Previous works on interactive segmentation often used inference on image crops to achieve speed-up and preserve fine details in the segmentation mask. Cropping helps to infer the masks of small objects, but it also may degrade results in cases when an object of interest is too large to fit into one crop.

In this work, we use an alternative technique (we call it Zoom-In), which is quite simple but improves both quality and speed of the interactive segmentation. It is based on the ideas from object detection [20, 7]. We have not found any mentions of this exact technique in the literature in the context of interactive segmentation, so we describe it below.

We noticed that the first 1-3 clicks are enough for the network to achieve around 80% IoU with ground truth mask in most cases. It allows us to obtain a rough crop around the region of interest. Therefore, starting from the third click we crop an image according to the bounding box of the inferred object mask and apply the interactive segmentation only to this zoom-in area. We extend the bounding box by 40% along sides in order to preserve the context and not miss fine details on the boundary. If a user provides a click outside the bounding box, we extend the zoom-in area. Then we resize the bounding box so that its longest side matches 400 pixels. Figure 3 shows an example of Zoom-In.

This technique helps the network to prediction more accurate masks for small objects.
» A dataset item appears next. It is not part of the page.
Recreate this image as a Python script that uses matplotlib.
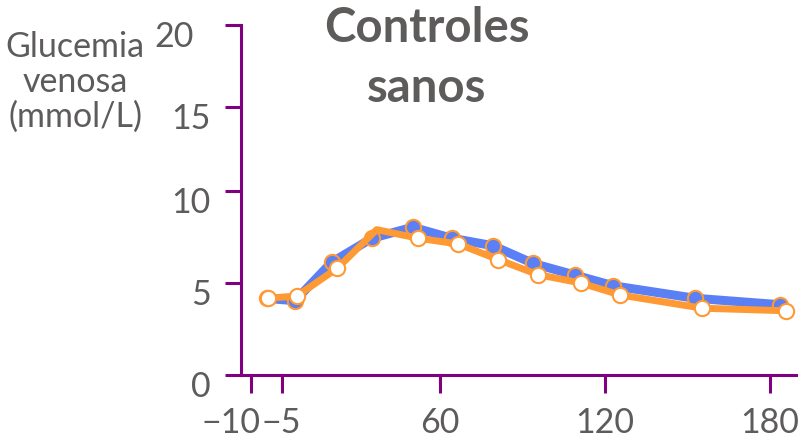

In our experiments Zoom-In consistently improved the results, therefore we used it by default in all experiments in this work. Table 2 shows a quantitative comparison of the results with and without Zoom-In on GrabCut and Berkeley datasets.

Figure 3: Example of applying zoom-in technique described in Section 4. See how cropping an image allows recovering fine details in the segmentation mask.

5 Experiments

Following the standard experimental protocol we evaluate proposed method on the following datasets: SBD [13], GrabCut [26], Berkeley [23] and DAVIS [25].

GrabCut. The GrabCut dataset contains 50 images with a single object mask for each image.

Berkeley. For the Berkeley dataset, we use the same test set as in [24], which includes 96 images with 100 object masks for testing.

DAVIS. The DAVIS dataset is used for evaluating video segmentation algorithms. To evaluate interactive segmentation algorithms one can sample random frames from the videos. We use the same 345 individual frames from video sequences as [15] for evaluation. To follow the evaluation protocol we combine instance-level object masks into one semantic segmentation mask for each image.

SBD. The SBD dataset was first used for evaluating object segmentation techniques in [31]. The dataset contains 8,498 training images and 2,820 test images. As in previous works, we train the models on the training part and use the validation set, which includes 6,671 instance-level object masks, for the performance evaluation.

Evaluation protocol. We report the Number of Clicks (NoC) measure, which counts the average number of clicks required to achieve a target intersection over union (IoU) with ground truth mask. We set the target IoU score to 85% or 90% for different datasets, denoting the corresponding measures as NoC@85 and NoC@90 respectively. For a fair comparison, we use the same click generation strategy as in [18, 31], that operates as follows. It finds the dominant type of prediction errors (false positives or false negatives) and generates the next negative or positive click respectively at the point farthest from the boundaries of the corresponding error region.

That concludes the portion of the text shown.